What is expected | Write out the entire listing below exactly as it appears, minus any pictures.

Data provided |

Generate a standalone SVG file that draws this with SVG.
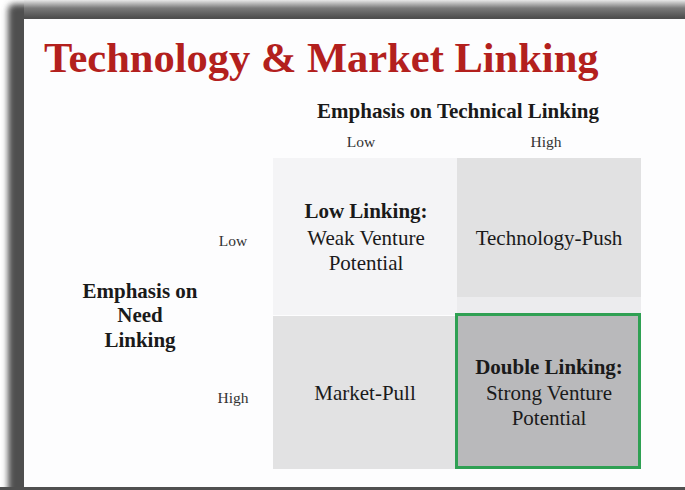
<svg xmlns="http://www.w3.org/2000/svg" width="685" height="490" viewBox="0 0 685 490">
  <defs>
    <filter id="blur" x="-5%" y="-5%" width="110%" height="110%">
      <feGaussianBlur stdDeviation="3"/>
    </filter>
    <linearGradient id="topband" x1="0" y1="0" x2="0" y2="1">
      <stop offset="0" stop-color="#e8e8e8"/>
      <stop offset="0.45" stop-color="#7a7a7a"/>
      <stop offset="1" stop-color="#4e4e4e"/>
    </linearGradient>
  </defs>
  <style>
    .serif { font-family: "Liberation Serif", "Times New Roman", serif; fill: #1a1a1a; }
    .title { font-family: "Liberation Serif", "Times New Roman", serif; font-weight: bold; font-size: 42.5px; fill: #b3201d; }
    .axis { font-size: 21px; font-weight: bold; text-anchor: middle; }
    .tick { font-size: 15.5px; text-anchor: middle; fill: #333; }
    .cell { font-size: 21px; text-anchor: middle; }
    .b { font-weight: bold; }
  </style>
  <rect x="0" y="0" width="685" height="490" fill="#ffffff"/>
  <!-- slide frame -->
  <rect x="8" y="4" width="700" height="500" rx="6" fill="#505050" filter="url(#blur)"/>
  <rect x="24" y="0" width="661" height="18" fill="url(#topband)"/>
  <rect x="24" y="19" width="661" height="468" fill="#fdfdfe"/>
  <rect x="0" y="487" width="685" height="3" fill="#505050"/>

  <text class="title" x="44" y="72">Technology &amp; Market Linking</text>

  <g id="axis-technical">
    <text class="serif axis" x="458" y="118">Emphasis on Technical Linking</text>
    <text class="serif tick" x="361" y="147">Low</text>
    <text class="serif tick" x="546" y="147">High</text>
  </g>
  <g id="axis-need">
    <text class="serif axis" x="140" y="298">Emphasis on</text>
    <text class="serif axis" x="140" y="322">Need</text>
    <text class="serif axis" x="140" y="347">Linking</text>
    <text class="serif tick" x="233" y="246">Low</text>
    <text class="serif tick" x="233" y="403">High</text>
  </g>

  <g id="cell-low-linking">
    <rect x="273" y="158" width="184" height="157" fill="#f4f4f6"/>
    <text class="serif cell b" x="366" y="218">Low Linking:</text>
    <text class="serif cell" x="366" y="245">Weak Venture</text>
    <text class="serif cell" x="366" y="270">Potential</text>
  </g>
  <g id="cell-technology-push">
    <rect x="457" y="158" width="184" height="139" fill="#e1e1e2"/>
    <rect x="457" y="297" width="184" height="16" fill="#ececee"/>
    <text class="serif cell" x="549" y="245">Technology-Push</text>
  </g>
  <g id="cell-market-pull">
    <rect x="273" y="316" width="182" height="153" fill="#e2e2e3"/>
    <text class="serif cell" x="365" y="400">Market-Pull</text>
  </g>
  <g id="cell-double-linking">
    <rect x="456.5" y="314.5" width="183" height="153" fill="#b9b9bb" stroke="#2fa053" stroke-width="3"/>
    <text class="serif cell b" x="549" y="374">Double Linking:</text>
    <text class="serif cell" x="549" y="400">Strong Venture</text>
    <text class="serif cell" x="549" y="425">Potential</text>
  </g>
  <g id="connectors"></g>
</svg>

Answer below |
Generate a standalone SVG file that draws this with SVG.
<svg xmlns="http://www.w3.org/2000/svg" width="685" height="490" viewBox="0 0 685 490">
  <defs>
    <filter id="blur" x="-5%" y="-5%" width="110%" height="110%">
      <feGaussianBlur stdDeviation="3"/>
    </filter>
    <linearGradient id="topband" x1="0" y1="0" x2="0" y2="1">
      <stop offset="0" stop-color="#e8e8e8"/>
      <stop offset="0.45" stop-color="#7a7a7a"/>
      <stop offset="1" stop-color="#4e4e4e"/>
    </linearGradient>
  </defs>
  <style>
    .serif { font-family: "Liberation Serif", "Times New Roman", serif; fill: #1a1a1a; }
    .title { font-family: "Liberation Serif", "Times New Roman", serif; font-weight: bold; font-size: 42.5px; fill: #b3201d; }
    .axis { font-size: 21px; font-weight: bold; text-anchor: middle; }
    .tick { font-size: 15.5px; text-anchor: middle; fill: #333; }
    .cell { font-size: 21px; text-anchor: middle; }
    .b { font-weight: bold; }
  </style>
  <rect x="0" y="0" width="685" height="490" fill="#ffffff"/>
  <!-- slide frame -->
  <rect x="8" y="4" width="700" height="500" rx="6" fill="#505050" filter="url(#blur)"/>
  <rect x="24" y="0" width="661" height="18" fill="url(#topband)"/>
  <rect x="24" y="19" width="661" height="468" fill="#fdfdfe"/>
  <rect x="0" y="487" width="685" height="3" fill="#505050"/>

  <text class="title" x="44" y="72">Technology &amp; Market Linking</text>

  <g id="axis-technical">
    <text class="serif axis" x="458" y="118">Emphasis on Technical Linking</text>
    <text class="serif tick" x="361" y="147">Low</text>
    <text class="serif tick" x="546" y="147">High</text>
  </g>
  <g id="axis-need">
    <text class="serif axis" x="140" y="298">Emphasis on</text>
    <text class="serif axis" x="140" y="322">Need</text>
    <text class="serif axis" x="140" y="347">Linking</text>
    <text class="serif tick" x="233" y="246">Low</text>
    <text class="serif tick" x="233" y="403">High</text>
  </g>

  <g id="cell-low-linking">
    <rect x="273" y="158" width="184" height="157" fill="#f4f4f6"/>
    <text class="serif cell b" x="366" y="218">Low Linking:</text>
    <text class="serif cell" x="366" y="245">Weak Venture</text>
    <text class="serif cell" x="366" y="270">Potential</text>
  </g>
  <g id="cell-technology-push">
    <rect x="457" y="158" width="184" height="139" fill="#e1e1e2"/>
    <rect x="457" y="297" width="184" height="16" fill="#ececee"/>
    <text class="serif cell" x="549" y="245">Technology-Push</text>
  </g>
  <g id="cell-market-pull">
    <rect x="273" y="316" width="182" height="153" fill="#e2e2e3"/>
    <text class="serif cell" x="365" y="400">Market-Pull</text>
  </g>
  <g id="cell-double-linking">
    <rect x="456.5" y="314.5" width="183" height="153" fill="#b9b9bb" stroke="#2fa053" stroke-width="3"/>
    <text class="serif cell b" x="549" y="374">Double Linking:</text>
    <text class="serif cell" x="549" y="400">Strong Venture</text>
    <text class="serif cell" x="549" y="425">Potential</text>
  </g>
  <g id="connectors"></g>
</svg>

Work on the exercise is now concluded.